Sunflower seeds FOB Ukraine (black, 98% purity, Odesa) are currently quoted in the upper-$0.50s/kg range, while Chinese FOB offers for striped and kernel products remain significantly higher, reflecting quality, processing value and still-weak external demand. With Chinese downstream buyers maintaining a wait-and-see stance and attempting to push prices lower, domestic sunflower seed and kernel quotations may continue to show a soft-to-sideways pattern unless conflict escalation severely constrains Black Sea exports or sharply lifts global vegetable oil prices.
CMB Market Insight
The current Middle East security crisis is primarily a freight and timing shock for the sunflower chain rather than an outright supply shock. For China-based traders and processors, the key near-term risks lie in logistics uncertainty, higher voyage and insurance costs, and fragile demand from conflict-exposed destination markets.
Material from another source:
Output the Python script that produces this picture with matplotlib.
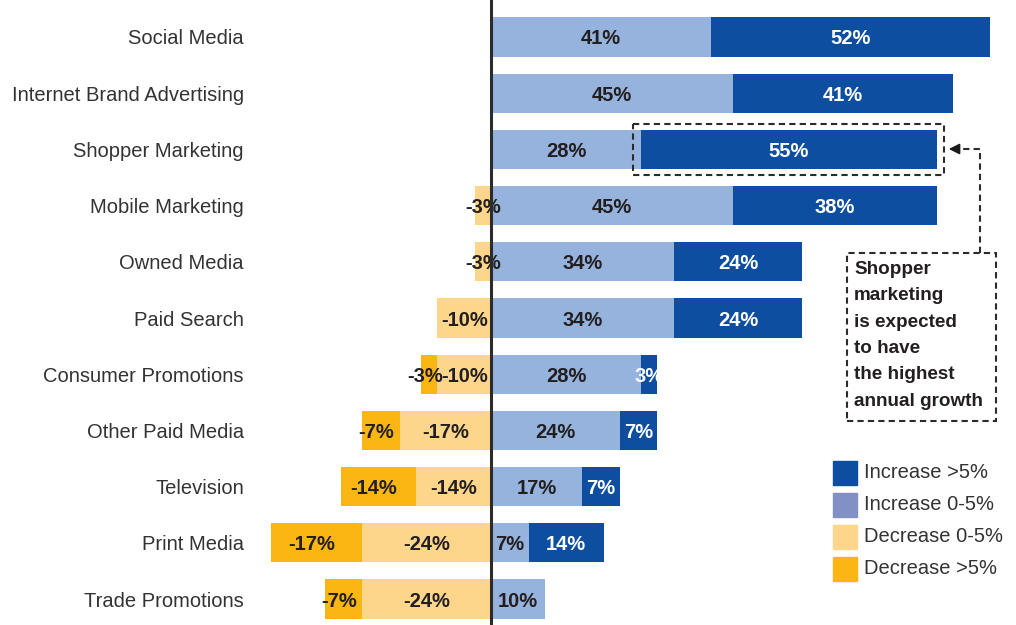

Strategically, market participants should closely track changes in navigational risk assessments in the Strait of Hormuz and Red Sea, freight and insurance benchmarks on Suez-linked lanes, and any adjustments in Black Sea export programs. In the absence of a sustained demand recovery in China or a major curtailment of Black Sea exports, sunflower seed and kernel prices in the Chinese market are likely to remain capped, even as global shipping disruptions continue to inject episodic volatility into spreads and delivered costs.